Чему удивляться, когда разгорается «война с радугой», по выражению Льва Рубинштейна, и откровенное «мракобесие», говоря его же словами, ведет наступление по всем фронтам: идут сражение со страшными феминитивами, отстаивается учение о плоской земле, обнаруживаются рептилоиды — враги космического масштаба. В общем, есть чем заняться.
Ну, а Владимир Сорокин был давно под прицелом. Достаточно вспомнить, как в далеком 2002 году участники движения «Идущие вместе», возмущенные тем, что Большой театр заключил договор с писателем на написание либретто оперы («Дети Розенталя», музыка Леонида Десятникова, благополучно, кстати, поставленная спустя три года) устроили акцию на Театральной площади. Установив у фонтана огромный унитаз, они бросали в него цветы и изрезанные книги Сорокина, а затем отправились возлагать цветы к памятнику Чехова.
Забавно, что сегодня это новостное сообщение 22-летней давности читается как цитата из сорокинского романа. Как будто описанное действие (да и само название «Идущие вместе») вынуто из художественного мира «ненавистного постмодерниста».
Вселенная Сорокина, выведенная в трилогии о докторе Гарине, заключительная часть которой — роман «Наследие» — и привлекла внимание бдительных граждан и еще более бдительных запретительных органов, возникла не сегодня, а полтора десятка лет назад, с выходом «Дня опричника» и «Метели». «Новое Средневековье» эпохи цифровых технологий, сотворенное Сорокиным, не просто изображает некоторое условное фантастическое будущее, но стало моделью, образцом, по которому выстраивается не литературная, а жизненная действительность. Тексты Сорокина, забегая вперед, тянут за собой реальность, так что уже наш общественный, политический, культурный и пр. порядок превращается в сорокинский текст. В силу самой логики движения и развития, текст этот следовало запретить.
И любопытно здесь, почему и за что именно наложен запрет.
В «Наследии» есть много, что могло бы шокировать — война, насилие, пытки, что конечно же, связывается с нынешним контекстом. Но Сорокина уличают в пропаганде ЛГБТ и «смены пола». То есть все остальное как бы возмущения не вызывает.

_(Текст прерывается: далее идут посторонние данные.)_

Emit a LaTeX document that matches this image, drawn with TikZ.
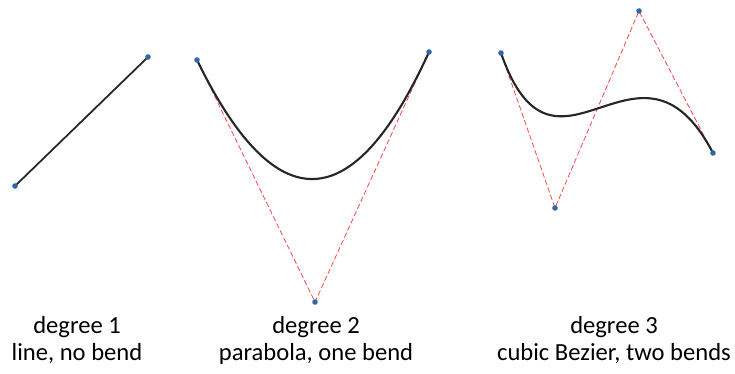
\documentclass[tikz,border=0pt]{standalone}
\usepackage{fontspec}
\setmainfont{Carlito}
\usetikzlibrary{calc}

\begin{document}
\begin{tikzpicture}[x=0.02cm, y=-0.02cm, thick]
  \tikzset{
    ctrl/.style={red!80!white, dashed, thin, dash pattern=on 3pt off 1.5pt},
    curve/.style={black!85, line width=1.2pt},
    pt/.style={fill={rgb,255:red,46;green,104;blue,170}},
    caption/.style={align=center, font=\fontsize{14}{15.3}\selectfont}
  }
  \useasboundingbox (0,0) rectangle (735,373);

  % degree 1
  \coordinate (A0) at (15,186);
  \coordinate (A1) at (148,57);
  \draw[curve, line width=1pt] (A0) -- (A1);
  \foreach \p in {A0,A1} \fill[pt] (\p) circle (2.8);

  % degree 2
  \coordinate (B0) at (197,60);
  \coordinate (B1) at (315,302);
  \coordinate (B2) at (429,52);
  \draw[ctrl] (B0) -- (B1) -- (B2);
  \draw[curve] (B0) .. controls ($(B0)!2/3!(B1)$) and ($(B2)!2/3!(B1)$) .. (B2);
  \foreach \p in {B0,B1,B2} \fill[pt] (\p) circle (2.8);

  % degree 3
  \coordinate (C0) at (501,53);
  \coordinate (C1) at (555,208);
  \coordinate (C2) at (639,11);
  \coordinate (C3) at (713,153);
  \draw[ctrl] (C0) -- (C1) -- (C2) -- (C3);
  \draw[curve] (C0) .. controls (C1) and (C2) .. (C3);
  \foreach \p in {C0,C1,C2,C3} \fill[pt] (\p) circle (2.8);

  \node[caption] (L1) at (77,340)  {degree 1\\line, no bend};
  \node[caption] (L2) at (316,340) {degree 2\\parabola, one bend};
  \node[caption] (L3) at (614,340) {degree 3\\cubic Bezier, two bends};
\end{tikzpicture}
\end{document}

Сегодняшняя пропаганда строится на внедрении в массовое сознание абсурдных мифов, вовлечении в бред (еще одно точное наблюдение Рубинштейна). Она порождает у одних ожидаемую усталую брезгливость, а других отвлекает от настоящих проблем (прорывы на теплотрассах, замерзающие дома в городах, например). Ну и страх, страх конечно.
Рука об руку с пропагандой идет законопроизводство, то есть тотальное запретительство. По сути, особый вид террора. Ни одного действия нельзя теперь совершить без оглядки. Употребишь, скажем, феминитив — попадешь под статью. Поле разрешенного исчезает на глазах и превращается в минное поле. Пусть абсурдные законы применяются избирательно, но эта избирательность сопровождается настоящими тюремными сроками, не выдуманным, а действительным наказанием. Это раньше можно было посмеяться.
И за всем этим стоит одно желание: скрыть реальность, не называть вещи своими именами, увести в сторону, отвлечь внимание.
Если бы Сорокина обвинили не в пропаганде ЛГБТ, а в «фейках», экстремизме (пусть даже «Наследие» художественное произведение — кого это теперь заботит), пришлось бы признать, что изображенное или точнее сквозь изображенное им проглядывает наша действительность, и лицо ее пострашнее феминитивов и радуги.
А так — ну, понятно почему книги изымают. Давно пора.
К чему приведет этот морок, настойчивое и расширяющееся зомбирование населения представлять не хочется. Впрочем, и возврат к реальности, если он произойдет, не будет легким. И чем дольше длится «сон разума», чем больше чудовищ рождается из тьмы, тем болезненнее будет пробуждение.